Rob Bell’s Love Wins – but Do His Interviews Win?
By now I’m sure you’ve read the controversies surrounding Bell’s new book. I’m not here to debate the theological stance he’s taking like so many other bloggers; I’ll leave that to the scholars and public. What I am interested in is his ability to give a good interview, to clearly articulate his message on point, and to leave me wanting to know more so I’ll go out and buy the book. Frankly after watching some of his interviews, like so many other people, I’m stumped as to what his message actually is and was left with little-to-no desire to read his book.
Bell made some basic interview mistakes:
1.) What’s your point?
Regarding Bell’s interview on Good Morning America, viewers were left questioning his message and point. Some of the posts I’ve been reading on Facebook:
“His answers were vague and without absolutes…I’m sure if he had the time to go into whatever he was trying to explain, he would probably end up confusing himself. So it’s probably best that he only had a couple of minutes.”
“It seems like he deliberately avoided a direct answer for fear of controversy and opposition. Disappointing.”
“I watched it, he said a whole lot of nothing!”
When you only have a few minutes live on air to discuss a highly-debated, controversial subject matter that’s complicated, it’s essential to simplify your message; make it accessible to the viewers so they are clear about your point. Leave viewers understanding what you’re saying.
2.) Contradicted himself:
Bell’s interview on MSNBC left the interviewer, Martin Bashir, impatient and dissatisfied with Bell’s answers claiming Bell was contradicting himself.
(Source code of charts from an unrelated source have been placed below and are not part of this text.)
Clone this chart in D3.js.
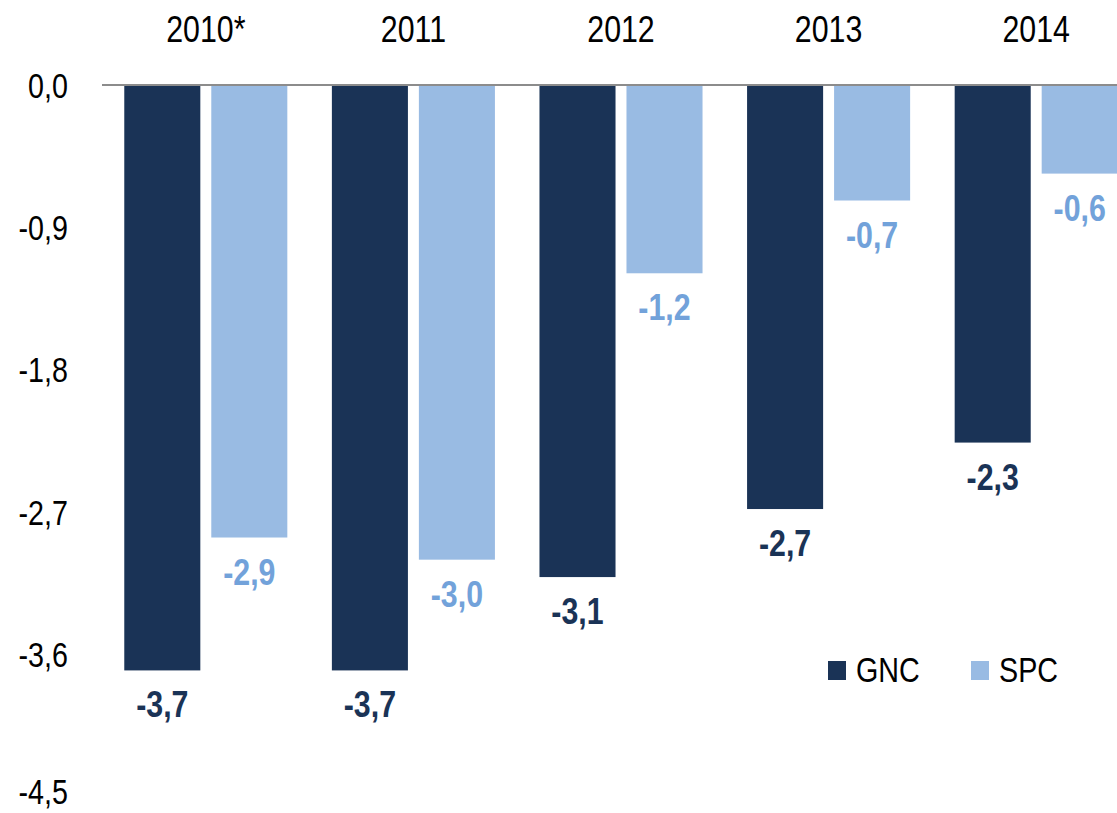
<!DOCTYPE html>
<html>
<head>
<meta charset="utf-8">
<script src="https://cdn.jsdelivr.net/npm/d3@7"></script>
<style>
  body { margin: 0; background: #fff; }
  svg text { font-family: "Liberation Sans", Arial, sans-serif; }
</style>
</head>
<body>
<svg id="chart"></svg>
<script>
// data
const years = ["2010*", "2011", "2012", "2013", "2014"];
const seriesNames = ["GNC", "SPC"];
const gnc = [-3.7, -3.7, -3.11, -2.68, -2.26];
const spc = [-2.86, -3.0, -1.19, -0.73, -0.56];
const yTicks = [0, -0.9, -1.8, -2.7, -3.6, -4.5];

const colors = { GNC: "#1a3356", SPC: "#99bbe3" };
const labelColors = { GNC: "#1a3356", SPC: "#72a2da" };

const width = 1117, height = 813;
const margin = { top: 85, right: -23, bottom: 16, left: 102 };
// the original uses a narrow face, squeeze Liberation Sans to match
const narrow = 0.82;

const svg = d3.select("#chart")
    .attr("width", width)
    .attr("height", height);

const rows = years.map((y, i) => ({ year: y, GNC: gnc[i], SPC: spc[i] }));

const x0 = d3.scaleBand()
    .domain(years)
    .range([margin.left, width - margin.right])
    .padding(0);

const x1 = d3.scaleBand()
    .domain(seriesNames)
    .range([0, x0.bandwidth()])
    .paddingInner(0.126)
    .paddingOuter(0.256);

const y = d3.scaleLinear()
    .domain([0, -4.5])
    .range([margin.top, height - margin.bottom]);

const fmt = v => d3.format(".1f")(v).replace(".", ",").replace("−", "-");
const at = (px, py) => `translate(${px},${py}) scale(${narrow},1)`;

// y tick labels (no axis line); bottom one pulled up so the comma fits
svg.append("g")
    .selectAll("text")
    .data(yTicks)
    .join("text")
    .attr("transform", d => at(68, Math.min(y(d), 791)))
    .attr("dy", "0.36em")
    .attr("text-anchor", "end")
    .attr("font-size", 35)
    .attr("fill", "#000")
    .text(d => fmt(d));

// year labels on top
svg.append("g")
    .selectAll("text")
    .data(years)
    .join("text")
    .attr("transform", d => at(x0(d) + x0.bandwidth() / 2, 42))
    .attr("text-anchor", "middle")
    .attr("font-size", 37)
    .attr("fill", "#000")
    .text(d => d);

// bars
const groups = svg.append("g")
    .selectAll("g")
    .data(rows)
    .join("g")
    .attr("transform", d => `translate(${x0(d.year)},0)`);

groups.selectAll("rect")
    .data(d => seriesNames.map(k => ({ key: k, value: d[k] })))
    .join("rect")
    .attr("x", d => x1(d.key))
    .attr("y", y(0))
    .attr("width", x1.bandwidth())
    .attr("height", d => y(d.value) - y(0))
    .attr("fill", d => colors[d.key]);

groups.selectAll("text")
    .data(d => seriesNames.map(k => ({ key: k, value: d[k] })))
    .join("text")
    .attr("transform", d => at(x1(d.key) + x1.bandwidth() / 2, y(d.value) + 47))
    .attr("text-anchor", "middle")
    .attr("font-size", 37)
    .attr("font-weight", "bold")
    .attr("fill", d => labelColors[d.key])
    .text(d => fmt(d.value));

// zero line
svg.append("line")
    .attr("x1", margin.left)
    .attr("x2", width)
    .attr("y1", y(0))
    .attr("y2", y(0))
    .attr("stroke", "#8c8c8c")
    .attr("stroke-width", 2);

// legend
const legend = svg.append("g")
    .selectAll("g")
    .data(seriesNames)
    .join("g")
    .attr("transform", (d, i) => `translate(${828 + i * 143},661)`);

legend.append("rect")
    .attr("width", 18)
    .attr("height", 19)
    .attr("fill", d => colors[d]);

legend.append("text")
    .attr("transform", at(28, 21))
    .attr("font-size", 35)
    .attr("fill", "#000")
    .text(d => d);
</script>
</body>
</html>
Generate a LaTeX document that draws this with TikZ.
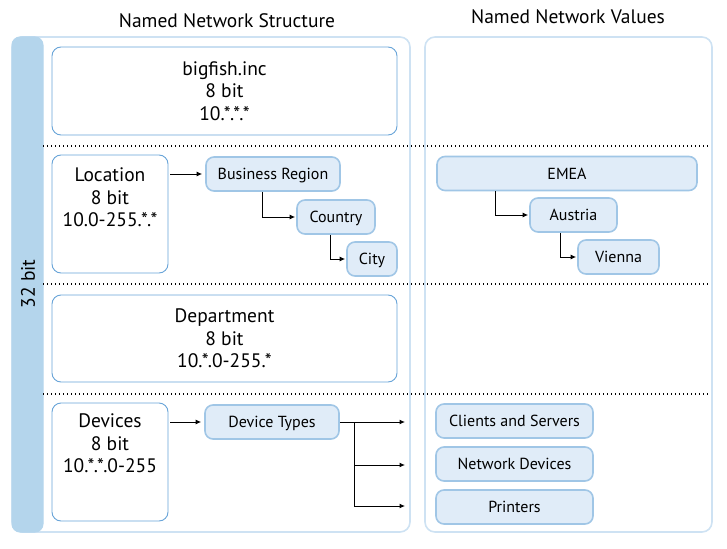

The interviewer asked Bell if he was a Universalist to which Bell responded, “I would say first and foremost, no”. However, as the interview continued Bell made some remarks that were Universalist in theory. Bashir responded with, “You are asking for it both ways. That doesn’t make sense.”
Regardless of the interviewer, their agenda or tone, it’s vital to be consistent in your answers.
3.) Didn’t answer the reporter’s questions well:
Staying with the interview from MSNBC, Bashir asked Bell the same question three times because he didn’t feel like Bell answered his question. The question Bashir asked was: “Is it irrelevant, as to how you respond to Christ in your life now, to determine your eternal destiny? Is that irrelevant? Is it immaterial?”
To which Bell responded:
First Time: “I think it’s extraordinarily important. I think it’s extraordinarily important.
Second Time: “It is terribly relevant and terribly important. Now, how exactly that works out and how exactly it works out in the future, we are now when you die firmly in the realm of speculation…”
Third Time: “I think it has tremendous bearing. It also at the same time raises all sorts of questions, and that is why the discussion is so lively and vibrant…”
The challenge with Bell’s answers is they were vague. He would have been better off stating, “It is terribly relevant and this is why…” not reiterate all the questions and issues it brings up. If something is terribly relevant, which apparently it is because he stated that three times, tell us specifically why it’s relevant.
4.) Repeated the reporter’s negative questions:
Bell said in a matter of minutes to series of questions asked,
“No, it’s not true.”
“No, it’s not true.”
“No, I haven’t.”
He responded ‘no’ three times to the reporter’s negative, interrogating questions. When media coaching we encourage clients to never repeat a reporter’s negative comments or say it isn’t true because it only enforces what the reporter/interviewer is saying and re-enforces the negativity; instead state what IS TRUE:
“Actually, there is an entire chapter in the book on hell.”
“The history is accurate. The Scriptures are defensible.” Et al.
If you’re doing a media tour and interviews, tough questions and tough interviews will come. That’s par for course. How you respond to them is critical. Make sure you’re prepared and know your message well and only say what you actually want heard.